French fund manager Amundi has launched a commercial real estate debt fund and announced a segregated lending mandate, marking its initial foray into the property lending market.
As previously reported, the asset manager is aiming to raise up to €500 million to deploy through senior lending in club deals or participations in the syndication market.
In addition, Amundi will invest on behalf of Crédit Agricole Assurances, the insurer of the firm’s parent Crédit Agricole Group, through a segregated mandate that will provide the firm with an additional €300 million to lend. The mandate will have a more “defensive profile” than the fund for external investors, which still takes a vanilla approach but with some capacity to invest in value-added assets, Bertrand Carrez, Amundi’s head of real estate debt strategy, told Real Estate Capital.
The strategy, targeting an average gross return of 200-250 basis points, has been developed by Amundi’s Alternative and Real Assets Platform. Through the vehicle, Amundi will predominantly invest in loans with floating rates of interest, which the firm said will offer a hedge against rising interest rates. The fund’s sweet spot for lending will be between €30 million and €50 million per asset, with a leverage between 50 percent and 70 percent.

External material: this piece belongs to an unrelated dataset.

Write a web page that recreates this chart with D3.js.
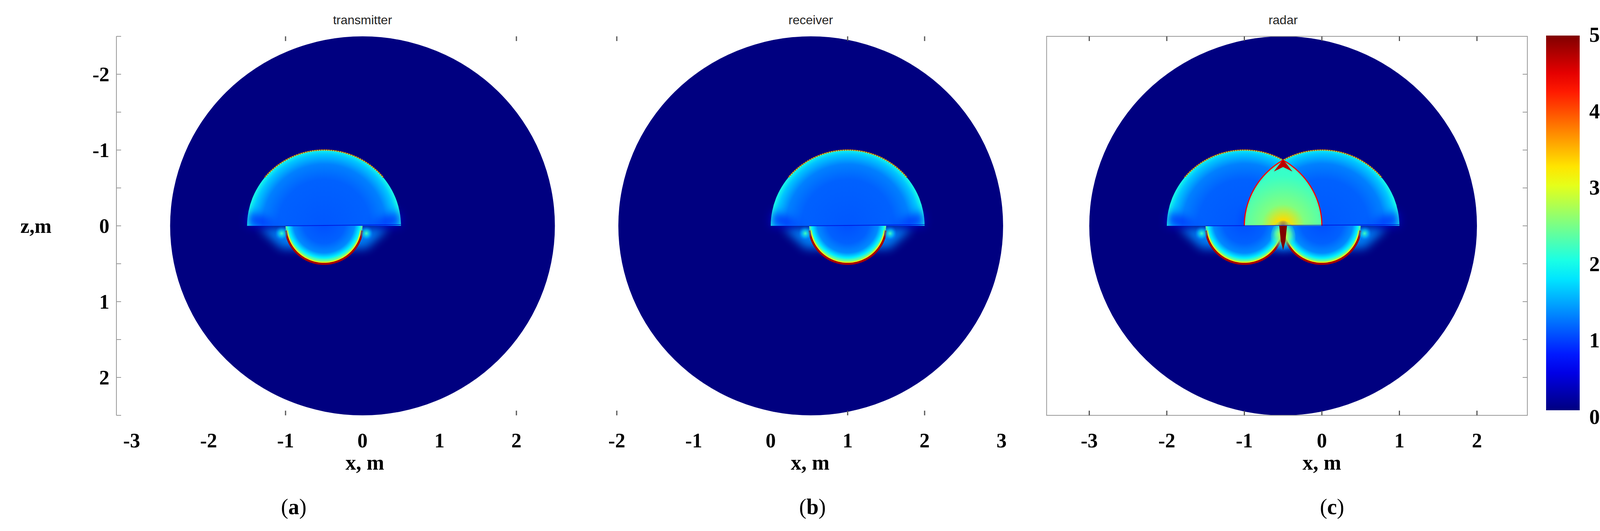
<!DOCTYPE html>
<html><head><meta charset="utf-8">
<script src="https://cdn.jsdelivr.net/npm/d3@7/dist/d3.min.js"></script>
<style>html,body{margin:0;background:#fff;overflow:hidden}</style>
</head><body>
<svg id="c" width="4177" height="1359"></svg>
<script>
// ---------------- data ----------------
const panelTitles = ["transmitter", "receiver", "radar"];
const panelLetters = ["a", "b", "c"];
const domainCenters = [0, 0.52, -0.5];      // x of circular domain centre (m)
const domainRadius = 2.5;                     // m
const capCenters = [[-0.5], [1.0], [-1.0, 0.0]];  // upper hemisphere centres (m)
const capRadius = 1.0;
const cupRadius = 0.5;
const capStops = [0, 0.6, 0.8, 0.93, 1.0];
const capValues = [1.05, 1.1, 1.25, 1.6, 2.0];
const cupStops = [0, 0.55, 0.8, 0.93, 1.0];
const cupValues = [1.0, 1.1, 1.3, 1.8, 2.4];
const rimValue = 4.6;
const lensStops = [0, 0.08, 0.3, 0.7, 1.0];
const lensValues = [4.6, 3.3, 2.5, 2.15, 2.1];
const glowValue = 1.3;
const spikeValue = 5.0;
const xTickLabels = [[-3, -2, -1, 0, 1, 2], [-2, -1, 0, 1, 2, 3], [-3, -2, -1, 0, 1, 2]];
const xFrameTicks = [[-1, 2], [-2, 1, 2], [-3, -2, -1, 0, 1, 2]];
const zTickLabels = [-2, -1, 0, 1, 2];
const zMinorTicks = [-2.5, -2, -1.5, -1, -0.5, 0, 0.5, 1, 1.5, 2, 2.5];
const colorbarTicks = [0, 1, 2, 3, 4, 5];

// ---------------- layout ----------------
const xOrigin = [928, 1973, 3384], xUnit = [197, 197, 198.5];
const zScale = d3.scaleLinear().domain([-2.5, 2.5]).range([93, 1063]);
const vmax = 5;
function jet(v) {
  const t = Math.max(0, Math.min(1, v / vmax));
  const c = x => Math.round(255 * Math.max(0, Math.min(1, 1.5 - Math.abs(x))));
  return `rgb(${c(4 * t - 3)},${c(4 * t - 2)},${c(4 * t - 1)})`;
}
const svg = d3.select("#c");
const defs = svg.append("defs");
let gid = 0;
function radial(cx, cy, r, offs, vals, opac) {
  const id = "g" + (gid++);
  const g = defs.append("radialGradient").attr("id", id).attr("gradientUnits", "userSpaceOnUse")
    .attr("cx", cx).attr("cy", cy).attr("r", r);
  vals.forEach((v, i) => g.append("stop").attr("offset", offs[i])
    .attr("stop-color", jet(v)).attr("stop-opacity", opac ? opac[i] : 1));
  return `url(#${id})`;
}
const serif = "'Liberation Serif','DejaVu Serif',serif";
const sans = "'Liberation Sans',Arial,sans-serif";
const blur = defs.append("filter").attr("id", "blur").attr("filterUnits", "userSpaceOnUse")
  .attr("x", 0).attr("y", 0).attr("width", 4177).attr("height", 1359);
blur.append("feGaussianBlur").attr("stdDeviation", 12);

panelTitles.forEach((title, p) => {
  const xs = d3.scaleLinear().domain([0, 1]).range([xOrigin[p], xOrigin[p] + xUnit[p]]);
  const ux = xUnit[p], uz = zScale(1) - zScale(0);
  const g = svg.append("g");
  const z0 = zScale(0);
  g.append("ellipse").attr("cx", xs(domainCenters[p])).attr("cy", zScale(0))
    .attr("rx", ux * domainRadius).attr("ry", uz * domainRadius).attr("fill", jet(0));
  const upper = (cx, r) => `M${xs(cx - r)},${z0} A${ux * r},${uz * r} 0 0 1 ${xs(cx + r)},${z0} Z`;
  const lower = (cx, r) => `M${xs(cx - r)},${z0} A${ux * r},${uz * r} 0 0 0 ${xs(cx + r)},${z0} Z`;
  const caps = capCenters[p];
  caps.forEach(cx => {
    g.append("path").attr("d", `M${xs(cx - 0.85)},${z0 + 4} L${xs(cx + 0.85)},${z0 + 4} L${xs(cx + 0.55)},${zScale(0.3)} L${xs(cx - 0.55)},${zScale(0.3)} Z`)
      .attr("fill", jet(glowValue)).attr("filter", "url(#blur)").attr("opacity", 0.9);
  });
  caps.forEach(cx => {
    g.append("path").attr("d", upper(cx, capRadius))
      .attr("fill", radial(xs(cx), z0, ux * capRadius, capStops, capValues));
    [-1, 1].forEach(s => g.append("path").attr("d", `M${xs(cx + s * 1.0)},${z0} L${xs(cx + s * 0.6)},${z0} L${xs(cx + s * 0.97)},${zScale(-0.2)} Z`)
      .attr("fill", jet(0.6)).attr("filter", "url(#blur)").attr("opacity", 0.7));
    const a0 = Math.PI * 0.22, a1 = Math.PI * 0.78;
    const arc = d3.range(a0, a1 + 0.001, (a1 - a0) / 60).map(a => [xs(cx + capRadius * Math.cos(a)), zScale(-capRadius * Math.sin(a))]);
    g.append("path").attr("d", d3.line()(arc)).attr("fill", "none").attr("stroke", jet(3.3)).attr("stroke-width", 3).attr("opacity", 0.7);
    g.append("path").attr("d", d3.line()(arc)).attr("fill", "none").attr("stroke", jet(rimValue + 0.3)).attr("stroke-width", 3).attr("stroke-dasharray", "2 4").attr("opacity", 0.8);
  });
  if (caps.length === 2) {
    const cid = "clip" + p;
    defs.append("clipPath").attr("id", cid).append("path").attr("d", upper(caps[1], capRadius));
    const lm = (caps[0] + caps[1]) / 2;
    g.append("path").attr("d", upper(caps[0], capRadius)).attr("clip-path", `url(#${cid})`)
      .attr("fill", radial(xs(lm), z0, uz * 0.95, lensStops, lensValues));
    [[caps[0], 0, Math.PI / 3], [caps[1], 2 * Math.PI / 3, Math.PI]].forEach(([cx, a0, a1]) => {
      const arc = d3.range(a0, a1 + 0.001, (a1 - a0) / 40).map(a => [xs(cx + capRadius * Math.cos(a)), zScale(-capRadius * Math.sin(a))]);
      g.append("path").attr("d", d3.line()(arc)).attr("fill", "none").attr("stroke", jet(4.4)).attr("stroke-width", 3);
    });
    const pk = -Math.sqrt(3) / 2;
    g.append("path").attr("d", `M${xs(lm)},${zScale(pk) - 2} L${xs(lm + 0.12)},${zScale(pk + 0.15)} L${xs(lm)},${zScale(pk + 0.09)} L${xs(lm - 0.12)},${zScale(pk + 0.15)} Z`)
      .attr("fill", jet(4.7));
  }
  caps.forEach(cc => {
    g.append("path").attr("d", lower(cc, cupRadius))
      .attr("fill", radial(xs(cc), zScale(-0.05), ux * cupRadius, cupStops, cupValues));
    const a0 = -Math.PI * 0.04, a1 = -Math.PI * 0.96;
    const arc = d3.range(a0, a1 - 0.001, (a1 - a0) / 60).map(a => [xs(cc + cupRadius * Math.cos(a)), zScale(-cupRadius * Math.sin(a))]);
    g.append("path").attr("d", d3.line()(arc)).attr("fill", "none").attr("stroke", jet(rimValue + 0.2)).attr("stroke-width", 6);
    const arc2 = arc.map(([x, y]) => [xs(cc) + (x - xs(cc)) * 0.96, z0 + (y - z0) * 0.96]);
    g.append("path").attr("d", d3.line()(arc2)).attr("fill", "none").attr("stroke", jet(3.0)).attr("stroke-width", 3);
    [-1, 1].forEach(s => g.append("ellipse").attr("cx", xs(cc + s * 0.55)).attr("cy", zScale(0.1))
      .attr("rx", ux * 0.08).attr("ry", uz * 0.12).attr("fill", radial(xs(cc + s * 0.55), zScale(0.1), ux * 0.1, [0, 0.5, 1], [2.2, 1.6, 1.0], [1, 0.6, 0])));
  });
  if (caps.length === 2) {
    const lm = (caps[0] + caps[1]) / 2;
    g.append("ellipse").attr("cx", xs(lm)).attr("cy", zScale(0.15)).attr("rx", ux * 0.16).attr("ry", uz * 0.22)
      .attr("fill", radial(xs(lm), zScale(0.12), ux * 0.2, [0, 0.5, 1], [3.0, 2.4, 1.6], [1, 0.7, 0]));
    g.append("path").attr("d", `M${xs(lm - 0.05)},${z0} L${xs(lm + 0.05)},${z0} L${xs(lm + 0.03)},${zScale(0.2)} L${xs(lm)},${zScale(0.32)} L${xs(lm - 0.03)},${zScale(0.2)} Z`)
      .attr("fill", jet(spikeValue));
  }
  const lx = [caps[0] - 0.5, caps[caps.length - 1] + 1];
  g.append("line").attr("x1", xs(lx[0])).attr("x2", xs(lx[1])).attr("y1", z0).attr("y2", z0 - 3)
    .attr("stroke", jet(0.4)).attr("stroke-width", 2).attr("opacity", 0.7);

  const xL = xs(-3.55), xR = xs(2.65), yT = zScale(-2.5), yB = zScale(2.5);
  if (p === 0) {
    svg.append("line").attr("x1", 298).attr("x2", 298).attr("y1", yT).attr("y2", yB).attr("stroke", "#999").attr("stroke-width", 2);
    zMinorTicks.forEach(z => svg.append("line").attr("x1", 298).attr("x2", 310).attr("y1", zScale(z)).attr("y2", zScale(z)).attr("stroke", "#999").attr("stroke-width", 2));
    zTickLabels.forEach(z => svg.append("text").attr("x", 280).attr("y", zScale(z)).attr("dy", "0.35em")
      .attr("text-anchor", "end").attr("font-family", serif).attr("font-weight", "bold").attr("font-size", 52).text(z));
    svg.append("text").attr("x", 92).attr("y", zScale(0)).attr("dy", "0.35em").attr("text-anchor", "middle")
      .attr("font-family", serif).attr("font-weight", "bold").attr("font-size", 52).text("z,m");
  }
  if (p === 2) {
    svg.append("rect").attr("x", xL).attr("y", yT).attr("width", xR - xL).attr("height", yB - yT)
      .attr("fill", "none").attr("stroke", "#999").attr("stroke-width", 2);
    zMinorTicks.slice(1, -1).forEach(z => svg.append("line").attr("x1", xR).attr("x2", xR - 12).attr("y1", zScale(z)).attr("y2", zScale(z)).attr("stroke", "#999").attr("stroke-width", 2));
  }
  xFrameTicks[p].forEach(x => {
    [[yT, 12], [yB, -12]].forEach(([y, d]) => svg.append("line").attr("x1", xs(x)).attr("x2", xs(x)).attr("y1", y).attr("y2", y + d)
      .attr("stroke", "#555").attr("stroke-width", 3));
  });
  xTickLabels[p].forEach(x => svg.append("text").attr("x", xs(x)).attr("y", 1127).attr("dy", "0.35em")
    .attr("text-anchor", "middle").attr("font-family", serif).attr("font-weight", "bold").attr("font-size", 52).text(x));
  const mid = [934, 2074, 3384][p];
  svg.append("text").attr("x", mid).attr("y", 1183).attr("dy", "0.35em").attr("text-anchor", "middle")
    .attr("font-family", serif).attr("font-weight", "bold").attr("font-size", 54).text("x, m");
  svg.append("text").attr("x", xs(domainCenters[p])).attr("y", 62).attr("text-anchor", "middle")
    .attr("font-family", sans).attr("font-size", 32).attr("fill", "#222").text(title);
  const lab = svg.append("text").attr("x", [752, 2080, 3410][p]).attr("y", 1296).attr("dy", "0.35em").attr("text-anchor", "middle")
    .attr("font-family", serif).attr("font-size", 56);
  lab.append("tspan").text("(");
  lab.append("tspan").attr("font-weight", "bold").text(panelLetters[p]);
  lab.append("tspan").text(")");
});

const cb = d3.scaleLinear().domain([0, 5]).range([1050, 91]);
const lg = defs.append("linearGradient").attr("id", "cbar").attr("x1", 0).attr("x2", 0).attr("y1", 1).attr("y2", 0);
d3.range(0, 5.001, 0.25).forEach(v => lg.append("stop").attr("offset", v / 5).attr("stop-color", jet(v)));
svg.append("rect").attr("x", 3958).attr("y", cb(5)).attr("width", 86).attr("height", cb(0) - cb(5)).attr("fill", "url(#cbar)");
const cbl = d3.scaleLinear().domain([0, 5]).range([1066, 88]);
colorbarTicks.forEach(v => svg.append("text").attr("x", 4082).attr("y", cbl(v)).attr("dy", "0.35em").attr("text-anchor", "middle")
  .attr("font-family", serif).attr("font-weight", "bold").attr("font-size", 54).text(v));
</script>
</body></html>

“We are aiming to raise between €350 million and €500 million and are confident of being able to invest this swiftly, exploiting our relationships with players across eurozone senior debt,” Carrez said.
“This should yield abundant deal flow and enable rapid deployment of capital, while remaining highly selective in the quality of the loans,” he added.
“We are offering clients a combination of Amundi’s deep expertise in fixed income, where we are Europe’s leading platform, and in real estate – where we made €6 billion of acquisitions in 2017,” Carrez said.
Through this strategy, Amundi will bank on the growing appeal of private real estate debt. In 2017, investors’ interest fuelled more than $10 billion of fundraising for Europe-focused vehicles, Real Estate Capital data show.
“Investing in property debt makes sense at this point of the cycle. Returns are still attractive in terms of relative value and, through debt, you are much more protected,” Pedro Antonio Arias, Amundi’s director of real and alternative assets, said in December last year.